Criminal Justice Study Shows Marijuana's Effect on Eye-Witness Testimony
It's complicated.
Memory is tricky, especially when drugs come into play. These two seemingly obvious facts could have big implications for the criminal justice system. For decades, psychologists have known that memories can be manipulated, making eye-witness testimony notoriously unreliable in courtrooms. But with the rising tide of marijuana liberalization in the United States and around the world, the time for the criminal justice system to reckon with the effects of marijuana on eye-witness testimony is long overdue. Fortunately, a team of psychologists is on it.
In a paper published on April 19 in the journal Applied Cognitive Psychology, a team of researchers at Vrije Universiteit Amsterdam and Florida International University found that people who witnessed a crime under the influence of cannabis and were interviewed about it while under the influence were much less able to recall accurate details about the incident than their non-stoned counterparts. But when it came to identifying suspects in a photographic lineup, there was no significant difference between the two groups. And in fact, the researchers found that the pot-smoking participants were more confident in their assessments, showing a positive correlation between confidence and accuracy.
Taken altogether, these results show that the effects of cannabis on eye-witness testimony are not clear-cut.
To reach these results, the researchers conducted a study of 63 stoned volunteers and 55 non-stoned volunteers recruited either leaving or entering coffee shops in Amsterdam, businesses that are well known for selling marijuana products. They had volunteers watch a video of a convenience store robbery and then recall details about it after completing a filler task consisting of a 2-minute Sudoku puzzle.

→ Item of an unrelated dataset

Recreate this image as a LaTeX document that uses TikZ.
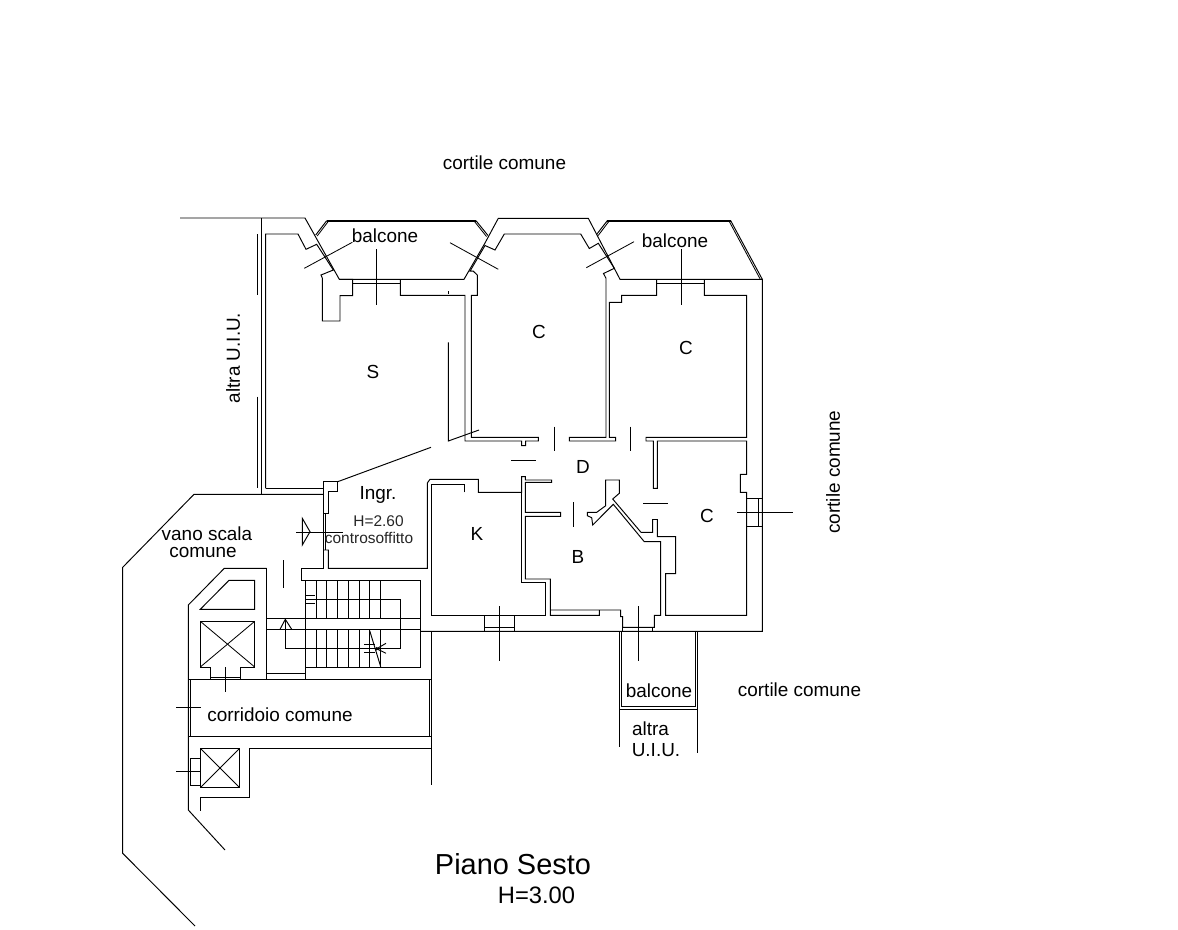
\documentclass[tikz,border=0pt]{standalone}
\usepackage{fontspec}
\setmainfont{Liberation Sans}
\tikzset{
  wall/.style={line width=0.72pt,black,line join=miter},
  thin line/.style={line width=0.62pt,black},
  heavy/.style={line width=1.6pt,black},
  lbl/.style={inner sep=0pt,yshift=-0.75pt,font=\fontsize{14.2}{16}\selectfont},
  smalllbl/.style={inner sep=0pt,font=\fontsize{11.6}{13}\selectfont,text=black!85},
}
\begin{document}
\begin{tikzpicture}[x=0.75pt,y=-0.75pt]
\useasboundingbox (0,0) rectangle (1178,929);
\fill[white] (0,0) rectangle (1178,929);

% ---- outer top edge & S room
\draw[wall] (180,218) -- (305,218) -- (339.3,279.3) -- (352.7,279.3) -- (352.7,295.7) -- (340,295.7) -- (340,321) -- (322.3,321) -- (322.3,278) -- (321,275) -- (333.3,270);
\draw[wall] (261.7,218) -- (261.7,494.3);
\draw[wall] (257.7,234) -- (257.7,295);
\draw[wall] (257.7,396.7) -- (257.7,488.3);
\draw[wall] (265.7,488.3) -- (265.7,234) -- (298,234) -- (306,249.3) -- (316.7,244.3) -- (333.3,270);
\draw[wall] (352.7,283.3) -- (400.3,283.3);
\draw[wall] (339.3,279.3) -- (464,279.3) -- (485,243) -- (498.3,218.3) -- (588.3,218.3) -- (620,279.3) -- (762.3,279.3) -- (762.3,631.3) -- (420.7,631.3);
\draw[wall] (400.3,279.3) -- (400.3,295.3) -- (465,295.3) -- (465,441) -- (521.7,441) -- (521.7,445.7) -- (525.7,445.7) -- (525.7,441) -- (538.3,441) -- (538.3,437.3) -- (471.3,437.3) -- (471.3,295.3) -- (477.3,295.3) -- (477.3,275) -- (473.3,271.2) -- (470,271.2) -- (485,245.5) -- (495,250) -- (504.3,234) -- (580.7,234) -- (589.3,248.5) -- (598.3,243.3) -- (614.3,268.3) -- (603.5,273.5) -- (606,278.3) -- (606,437.3) -- (569.3,437.3) -- (569.3,441) -- (615.7,441) -- (615.7,437.3) -- (609.3,437.3) -- (609.3,302.3) -- (621.7,302.3) -- (621.7,295.3) -- (656.7,295.3) -- (656.7,279.3);
\draw[wall] (656.7,283.3) -- (704.3,283.3);
\draw[wall] (704.3,279.3) -- (704.3,295.3) -- (746.7,295.3) -- (746.7,437.3) -- (646,437.3) -- (646,441) -- (653.3,441) -- (653.3,488.3) -- (657.3,488.3) -- (657.3,441) -- (746.7,441) -- (746.7,474.3) -- (740.3,474.3) -- (740.3,492.3) -- (746.7,492.3) -- (746.7,615.3) -- (665.7,615.3) -- (665.7,573.7) -- (675.7,573.7) -- (675.7,536.7) -- (657.3,536.7) -- (657.3,519.5) -- (652.7,519.5) -- (652.7,532.3) -- (641,532.3) -- (612.7,499) -- (619.3,493.3) -- (619.3,480) -- (605.7,480) -- (605.7,505.7) -- (596.7,512.3) -- (587.3,512.3) -- (587.3,515.7) -- (591.7,517.7) -- (592.7,525) -- (613.3,504.3) -- (644.3,541.7) -- (660.7,541.7) -- (660.7,615.3) -- (654.3,615.3) -- (654.3,627.3) -- (622.7,627.3) -- (622.7,616.7) -- (620.7,616.7) -- (620.7,610) -- (550.3,610);
\draw[wall] (622.7,631.3) -- (622.7,627.3);
\draw[wall] (652.7,631.3) -- (652.7,627.3);
\draw[wall] (746.7,498.3) -- (762.3,498.3);
\draw[wall] (746.7,526.7) -- (762.3,526.7);
\draw[wall] (758.7,498.3) -- (758.7,526.7);

% ---- balconies, top
\draw[heavy] (326.7,220.7) -- (476,220.7);
\draw[heavy] (607.3,220.7) -- (730.7,220.7);
\draw[wall] (326.7,220.7) -- (315.7,235);
\draw[thin line] (328.2,221.5) -- (317.2,236);
\draw[wall] (476,220.7) -- (488,235.5);
\draw[thin line] (474.5,221.5) -- (486.5,236.5);
\draw[wall] (607.3,220.7) -- (596.7,234.3);
\draw[thin line] (608.8,221.5) -- (598.2,235.5);
\draw[wall] (730.7,220.7) -- (762.3,279.3);
\draw[thin line] (729.3,221.5) -- (760.3,279.3);

% ---- hall to S room
\draw[wall] (265.7,488.3) -- (323.3,488.3) -- (323.3,481.7) -- (337.7,481.7) -- (337.7,491.7) -- (328.3,491.7) -- (328.3,513.3) -- (323.3,513.3);
\draw[wall] (323.3,550) -- (328.3,550) -- (328.3,568.3) -- (427.3,568.3) -- (427.3,483) -- (430,479.3) -- (478.3,479.3) -- (478.3,492.3) -- (521.7,492.3) -- (521.7,476.7) -- (525.3,476.7) -- (525.3,480) -- (551.7,480) -- (551.7,482.3) -- (525.3,482.3) -- (525.3,512.3) -- (560.7,512.3) -- (560.7,516.3) -- (525.3,516.3) -- (525.3,579) -- (550.3,579) -- (550.3,615.3) -- (599.3,615.3) -- (599.3,610);
\draw[wall] (337.7,481.7) -- (431,447.3);
\draw[wall] (448.3,342.3) -- (448.3,441) -- (479,430);
\draw[thin line] (448.3,291) -- (448.3,294);

% ---- K
\draw[wall] (464.3,492.3) -- (464.3,484.3) -- (431.3,484.3) -- (431.3,615.3) -- (545.7,615.3) -- (545.7,582.7) -- (521.7,582.7) -- (521.7,492.3);
\draw[wall] (484.3,615.3) -- (484.3,631.3);
\draw[wall] (514.3,615.3) -- (514.3,631.3);
\draw[wall] (484.3,627.3) -- (514.3,627.3);

% ---- stair block and common parts
\draw[wall] (323.3,494.3) -- (194,494.3) -- (122.7,567.3) -- (122.7,853.3) -- (195,926);
\draw[wall] (323.3,481.7) -- (323.3,568.3) -- (301.7,568.3) -- (301.7,580.7) -- (420.7,580.7) -- (420.7,667.3) -- (305.7,667.3);
\draw[thin line] (325.6,513.3) -- (325.6,550);
\draw[wall] (266.7,568.3) -- (224.3,568.3) -- (188.3,605) -- (188.3,810) -- (225,850);
\draw[wall] (266.7,568.3) -- (266.7,679);
\draw[wall] (229,580.3) -- (254.7,580.3) -- (254.7,609.3) -- (200.3,609.3) -- cycle;
\draw[wall] (210.3,679) -- (210.3,667) -- (200.3,667) -- (200.3,621.3) -- (254.7,621.3) -- (254.7,667) -- (240,667) -- (240,679);
\draw[thin line] (200.3,621.3) -- (254.7,667);
\draw[thin line] (254.7,621.3) -- (200.3,667);
\draw[wall] (210.3,677.3) -- (240,677.3);
\draw[wall] (305.7,580.7) -- (305.7,679);
\draw[wall] (266.7,618.3) -- (420.7,618.3);
\draw[wall] (266.7,629.3) -- (420.7,629.3);
\draw[wall] (266.7,673.3) -- (305.7,673.3);
\draw[wall] (305.7,599.3) -- (400.7,599.3) -- (400.7,648.3) -- (285.3,648.3) -- (285.3,619.3);
\foreach \xx in {316.3,326.7,337.7,348.7,359.3,369.7,380.7} {
  \draw[wall] (\xx,580.7) -- (\xx,618.3);
  \draw[wall] (\xx,629.3) -- (\xx,667.3);
}
\draw[wall] (280,629.3) -- (285.3,619.3) -- (291.7,629.3);
\draw[wall] (305.7,595.3) -- (315,595.3);
\draw[wall] (305.7,603.3) -- (315,603.3);
\draw[wall] (369.7,630.7) -- (380.7,666.7);
\draw[wall] (364,644.7) -- (375,644.7);
\draw[wall] (364,652.3) -- (375,652.3);
\draw[wall] (386,643.3) -- (376.7,648.7) -- (386,653.3);
\fill (376.7,648.7) circle (1.8);
\draw[wall] (302.3,518.3) -- (310,531.7) -- (302.3,545) -- cycle;

% ---- corridor
\draw[wall] (188.3,679.3) -- (431.7,679.3);
\draw[wall] (431.7,631.3) -- (431.7,785);
\draw[thin line] (190.6,679.3) -- (190.6,736.3);
\draw[thin line] (429.6,679.3) -- (429.6,736.3);
\draw[wall] (188.3,736.3) -- (431.7,736.3);
\draw[wall] (431.7,748.3) -- (249.3,748.3) -- (249.3,797.3) -- (200.7,797.3) -- (200.7,810.7);
\draw[wall] (200.7,748.7) rectangle (239.3,787.3);
\draw[thin line] (200.7,748.7) -- (239.3,787.3);
\draw[thin line] (239.3,748.7) -- (200.7,787.3);
\draw[thin line] (200.7,758.3) -- (190.6,758.3) -- (190.6,785.7) -- (200.7,785.7);

% ---- lower balcony
\draw[thin line] (619.4,631.3) -- (619.4,747.3);
\draw[thin line] (621.6,631.3) -- (621.6,706.7) -- (695.4,706.7) -- (695.4,631.3);
\draw[thin line] (697.6,631.3) -- (697.6,752.7);
\draw[thin line] (619.4,709) -- (697.6,709);

% ---- window and door tick lines
\draw[thin line] (304.3,268.3) -- (352.3,242.3);
\draw[thin line] (376.3,249) -- (376.3,305);
\draw[thin line] (450,242.7) -- (498.3,269.3);
\draw[thin line] (586.3,267.7) -- (634,241.7);
\draw[thin line] (681,249) -- (681,305);
\draw[thin line] (554.3,426.7) -- (554.3,450.7);
\draw[thin line] (630.7,426.7) -- (630.7,450.7);
\draw[thin line] (511,460) -- (535.7,460);
\draw[thin line] (643.3,503.3) -- (667.7,503.3);
\draw[thin line] (737.3,512.3) -- (792.7,512.3);
\draw[thin line] (573.7,502.3) -- (573.7,526.7);
\draw[thin line] (296,532.3) -- (343.3,532.3);
\draw[thin line] (283.7,560) -- (283.7,588.3);
\draw[thin line] (225.7,667) -- (225.7,691.7);
\draw[thin line] (176,707.3) -- (200.7,707.3);
\draw[thin line] (176,771) -- (200.7,771);
\draw[thin line] (499.3,606) -- (499.3,661.3);
\draw[thin line] (638.3,606) -- (638.3,661.3);

% ---- labels
\node[lbl] (t1) at (504.5,162) {cortile comune};
\node[lbl] (t2) at (385,235) {balcone};
\node[lbl] (t3) at (675,240) {balcone};
\node[lbl] (t4) at (539,331) {C};
\node[lbl] (t5) at (686,347) {C};
\node[lbl] (t6) at (373,371) {S};
\node[lbl,rotate=90] (t7) at (233,357) {altra U.I.U.};
\node[lbl,rotate=90] (t8) at (833,471) {cortile comune};
\node[lbl] (t9) at (583,466) {D};
\node[lbl] (t10) at (378,493.5) {Ingr.};
\node[smalllbl] (t11) at (378.5,521) {H=2.60};
\node[smalllbl] (t12) at (369,538) {controsoffitto};
\node[lbl] (t13) at (477,533) {K};
\node[lbl] (t14) at (707,515) {C};
\node[lbl] (t15) at (578,556) {B};
\node[lbl] (t16) at (207,532.5) {vano scala};
\node[lbl] (t17) at (203,551.5) {comune};
\node[lbl] (t18) at (659,690) {balcone};
\node[lbl] (t19) at (799.5,688.5) {cortile comune};
\node[lbl] (t20) at (650.5,727.5) {altra};
\node[lbl] (t21) at (656,749.5) {U.I.U.};
\node[lbl] (t22) at (280,713.5) {corridoio comune};
\node[inner sep=0pt,font=\fontsize{21.7}{24}\selectfont] (t23) at (513,864) {Piano Sesto};
\node[inner sep=0pt,font=\fontsize{17.8}{20}\selectfont] (t24) at (536.5,895) {H=3.00};
\end{tikzpicture}
\end{document}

During the recall phase, they were first asked to simply recall anything they could, and then they were asked a set of open-ended questions.
In this part of the study, the people who reported having used cannabis that day were significantly less capable of remembering accurate details of the robbery than the people who had not used that day.
“Our finding that participants under the influence of cannabis recalled fewer correct details is consistent with the general literature on the effects of cannabis, which has shown that cannabis reduces immediate recall,” write the researchers, led by Annelies Vredeveldt, Ph.D., an assistant professor at the Department of Criminal Law and Criminology at VU University Amsterdam.
But this is where the picture got a bit more complicated. When participants were shown a photographic lineup and asked to identify the suspect from the video, there was no significant difference between the stoned participants and the non-stoned participants. The researchers write that this finding was consistent with a previous study with a smaller sample size, as well as with the finding that cannabis impairs recall memory much more than it impairs recognition memory.
Additionally, the smokers who were confident in their identification of the suspect were more likely to be accurate. The study’s authors propose an explanation:
This finding is not in line with the hypothesis that intoxicated participants would compensate for anticipated poorer performance by adjusting their confidence ratings downward. It is in line, however, with the hypothesis that cannabis leads witnesses to become more focused on their cognitive processes, thus leading accurate witnesses to weight their recognition experiences particularly heavily and increase their confidence.
Long story short, the researchers found that there’s no straightforward effect of cannabis intoxication on eye-witness testimony. While it appears to hurt recall memory, it also seems to leave recognition memory of people unhindered, which the researchers note is arguably “the most forensically relevant information in a place investigation, as it may lead the police to a suspect or contribute to the evidence incriminating or exonerating a suspect.”
One complicating factor of the research is that the intoxicated subjects were stoned while they witnessed the crime and while they were being interviewed about it. The researchers point out that future studies should have people who witness a crime interviewed sober, and vice versa, to tease apart whether cannabis seems to have a greater effect on encoding or retrieval of memories. But for now, the researchers have begun filling in a gap in the research, one that could have significant effects on the credibility of eye-witness testimony, one of the most controversial elements of the legal system.